All the data should be repeated exactly. Any image in it is left out.
•••
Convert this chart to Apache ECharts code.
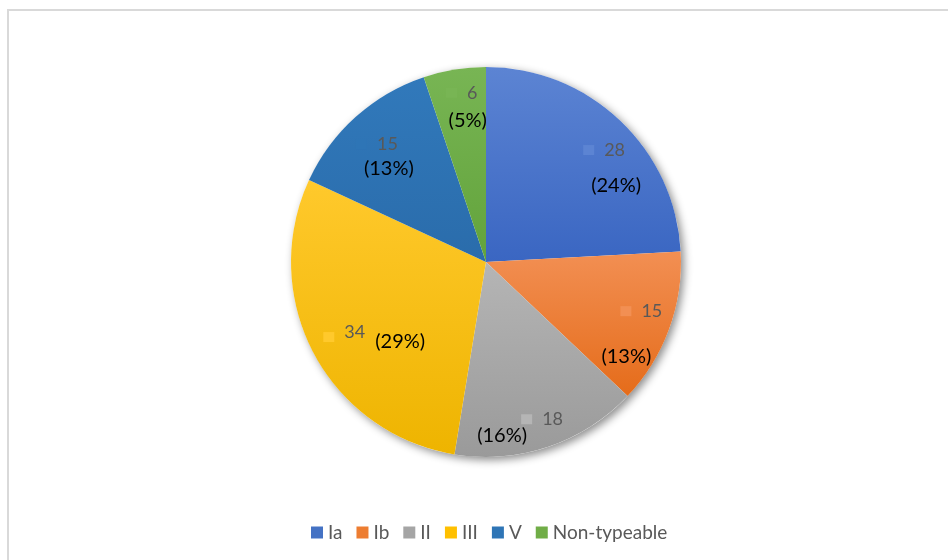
<!DOCTYPE html>
<html>
<head>
<meta charset="utf-8">
<script src="https://cdn.jsdelivr.net/npm/echarts@6/dist/echarts.min.js"></script>
<style>
  html, body { margin: 0; padding: 0; background: #fff; width: 948px; height: 560px; overflow: hidden; }
  #frame { position: absolute; left: 7px; top: 9px; width: 1000px; height: 600px;
           border-left: 2px solid #d9d9d9; border-top: 2px solid #d9d9d9; }
  #chart { position: absolute; left: 0; top: 0; width: 948px; height: 560px; }
</style>
</head>
<body>
<div id="frame"></div>
<div id="chart"></div>
<script>
// Serotype distribution
const categories = ['Ia', 'Ib', 'II', 'III', 'V', 'Non-typeable'];
const counts = [28, 15, 18, 34, 15, 6];
const percents = [24, 13, 16, 29, 13, 5];

// Slice fills: lighter at top, darker at bottom
const baseColors = ['#4472C4', '#ED7D31', '#A5A5A5', '#FFC000', '#2E75B6', '#70AD47'];
const topColors = ['#5c84d3', '#f28f53', '#b5b5b5', '#ffc92c', '#3179bb', '#78b554'];
const bottomColors = ['#3a66c2', '#e56c1a', '#9a9a9a', '#eeb400', '#2a6cab', '#62a33b'];

// Label arrangement per slice: nudge of the label block, horizontal shift of
// the first line against the second, and spacing between the two lines
const labelNudge = [[61, -21], [46, 37], [-16, 70], [-23, 28], [-30, -31], [-2, -56]];
const firstLineShift = [-12, 15, 40, 0, -12, -6];
const lineSpacing = [36, 45, 16, 0, 24, 28];

function grad(i) {
  return new echarts.graphic.LinearGradient(0, 0, 0, 1, [
    { offset: 0, color: topColors[i] },
    { offset: 1, color: bottomColors[i] }
  ]);
}

const FONT = 'Lato, "Open Sans", sans-serif';

const pieData = categories.map((name, i) => {
  const s = firstLineShift[i];
  const L = lineSpacing[i];
  const rich = {
    k: { width: 11, height: 10, backgroundColor: i === 4 ? baseColors[i] : topColors[i] },
    g: { width: 10 },
    sL: { width: s > 0 ? 2 * s : 0 },
    sR: { width: s < 0 ? -2 * s : 0 },
    v: { fontSize: 18, color: '#595959', fontFamily: FONT, lineHeight: L || 20 },
    p: { fontSize: 20, color: '#000000', fontFamily: FONT, lineHeight: L || 20 },
    vt: { fontSize: 18, color: '#595959', fontFamily: FONT, lineHeight: 20, verticalAlign: 'top' },
    pb: { fontSize: 20, color: '#000000', fontFamily: FONT, lineHeight: 20, verticalAlign: 'bottom' },
    tall: { width: 0, height: 28 }
  };
  let text;
  if (L === 0) {
    // value and percentage on one line, percentage set a little lower
    text = '{tall|}{k|}{g|}{vt|' + counts[i] + '}{g|}{pb|(' + percents[i] + '%)}';
  } else {
    text = '{sL|}{k|}{g|}{v|' + counts[i] + '}{sR|}\n{p|(' + percents[i] + '%)}';
  }
  return {
    name: name,
    value: counts[i],
    itemStyle: { color: grad(i) },
    label: {
      show: true,
      position: 'inside',
      formatter: text,
      rich: rich,
      offset: labelNudge[i]
    }
  };
});

const total = counts.reduce((a, b) => a + b, 0);

const chart = echarts.init(document.getElementById('chart'), null, { renderer: 'canvas' });
chart.setOption({
  backgroundColor: 'transparent',
  animation: false,
  legend: {
    data: categories.map((c, i) => ({ name: c, itemStyle: { color: baseColors[i] } })),
    top: 518,
    left: 306,
    icon: 'rect',
    itemWidth: 12,
    itemHeight: 12,
    itemGap: 14,
    textStyle: { fontSize: 19, color: '#595959', fontFamily: FONT }
  },
  series: [
    {
      // soft drop shadow behind the whole pie
      type: 'pie',
      silent: true,
      legendHoverLink: false,
      center: [486, 262],
      radius: 195,
      z: 1,
      label: { show: false },
      labelLine: { show: false },
      itemStyle: {
        color: '#ffffff',
        shadowBlur: 9,
        shadowColor: 'rgba(0,0,0,0.45)',
        shadowOffsetX: 3,
        shadowOffsetY: 3
      },
      data: [{ name: '', value: total }]
    },
    {
      type: 'pie',
      center: [486, 262],
      radius: 195,
      startAngle: 90,
      clockwise: true,
      z: 2,
      itemStyle: { borderWidth: 0 },
      labelLine: { show: false },
      emphasis: { disabled: true },
      data: pieData
    }
  ]
});
</script>
</body>
</html>
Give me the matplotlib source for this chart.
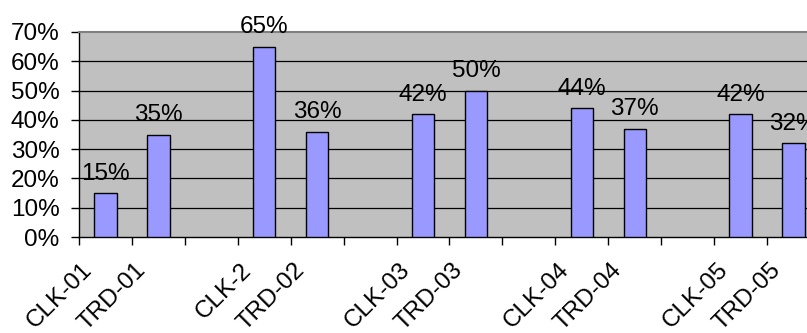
•••
#### FULL OUTPUT
Convert this chart to Apache ECharts code.
<!DOCTYPE html>
<html>
<head>
<meta charset="utf-8">
<script src="https://cdn.jsdelivr.net/npm/echarts@6/dist/echarts.min.js"></script>
<style>
  html, body { margin: 0; padding: 0; background: #fff; width: 948px; height: 560px; overflow: hidden; }
  #frame { position: absolute; left: 7px; top: 9px; width: 1000px; height: 600px;
           border-left: 2px solid #d9d9d9; border-top: 2px solid #d9d9d9; }
  #chart { position: absolute; left: 0; top: 0; width: 948px; height: 560px; }
</style>
</head>
<body>
<div id="frame"></div>
<div id="chart"></div>
<script>
// Serotype distribution
const categories = ['Ia', 'Ib', 'II', 'III', 'V', 'Non-typeable'];
const counts = [28, 15, 18, 34, 15, 6];
const percents = [24, 13, 16, 29, 13, 5];

// Slice fills: lighter at top, darker at bottom
const baseColors = ['#4472C4', '#ED7D31', '#A5A5A5', '#FFC000', '#2E75B6', '#70AD47'];
const topColors = ['#5c84d3', '#f28f53', '#b5b5b5', '#ffc92c', '#3179bb', '#78b554'];
const bottomColors = ['#3a66c2', '#e56c1a', '#9a9a9a', '#eeb400', '#2a6cab', '#62a33b'];

// Label arrangement per slice: nudge of the label block, horizontal shift of
// the first line against the second, and spacing between the two lines
const labelNudge = [[61, -21], [46, 37], [-16, 70], [-23, 28], [-30, -31], [-2, -56]];
const firstLineShift = [-12, 15, 40, 0, -12, -6];
const lineSpacing = [36, 45, 16, 0, 24, 28];

function grad(i) {
  return new echarts.graphic.LinearGradient(0, 0, 0, 1, [
    { offset: 0, color: topColors[i] },
    { offset: 1, color: bottomColors[i] }
  ]);
}

const FONT = 'Lato, "Open Sans", sans-serif';

const pieData = categories.map((name, i) => {
  const s = firstLineShift[i];
  const L = lineSpacing[i];
  const rich = {
    k: { width: 11, height: 10, backgroundColor: i === 4 ? baseColors[i] : topColors[i] },
    g: { width: 10 },
    sL: { width: s > 0 ? 2 * s : 0 },
    sR: { width: s < 0 ? -2 * s : 0 },
    v: { fontSize: 18, color: '#595959', fontFamily: FONT, lineHeight: L || 20 },
    p: { fontSize: 20, color: '#000000', fontFamily: FONT, lineHeight: L || 20 },
    vt: { fontSize: 18, color: '#595959', fontFamily: FONT, lineHeight: 20, verticalAlign: 'top' },
    pb: { fontSize: 20, color: '#000000', fontFamily: FONT, lineHeight: 20, verticalAlign: 'bottom' },
    tall: { width: 0, height: 28 }
  };
  let text;
  if (L === 0) {
    // value and percentage on one line, percentage set a little lower
    text = '{tall|}{k|}{g|}{vt|' + counts[i] + '}{g|}{pb|(' + percents[i] + '%)}';
  } else {
    text = '{sL|}{k|}{g|}{v|' + counts[i] + '}{sR|}\n{p|(' + percents[i] + '%)}';
  }
  return {
    name: name,
    value: counts[i],
    itemStyle: { color: grad(i) },
    label: {
      show: true,
      position: 'inside',
      formatter: text,
      rich: rich,
      offset: labelNudge[i]
    }
  };
});

const total = counts.reduce((a, b) => a + b, 0);

const chart = echarts.init(document.getElementById('chart'), null, { renderer: 'canvas' });
chart.setOption({
  backgroundColor: 'transparent',
  animation: false,
  legend: {
    data: categories.map((c, i) => ({ name: c, itemStyle: { color: baseColors[i] } })),
    top: 518,
    left: 306,
    icon: 'rect',
    itemWidth: 12,
    itemHeight: 12,
    itemGap: 14,
    textStyle: { fontSize: 19, color: '#595959', fontFamily: FONT }
  },
  series: [
    {
      // soft drop shadow behind the whole pie
      type: 'pie',
      silent: true,
      legendHoverLink: false,
      center: [486, 262],
      radius: 195,
      z: 1,
      label: { show: false },
      labelLine: { show: false },
      itemStyle: {
        color: '#ffffff',
        shadowBlur: 9,
        shadowColor: 'rgba(0,0,0,0.45)',
        shadowOffsetX: 3,
        shadowOffsetY: 3
      },
      data: [{ name: '', value: total }]
    },
    {
      type: 'pie',
      center: [486, 262],
      radius: 195,
      startAngle: 90,
      clockwise: true,
      z: 2,
      itemStyle: { borderWidth: 0 },
      labelLine: { show: false },
      emphasis: { disabled: true },
      data: pieData
    }
  ]
});
</script>
</body>
</html>
Give me the matplotlib source for this chart.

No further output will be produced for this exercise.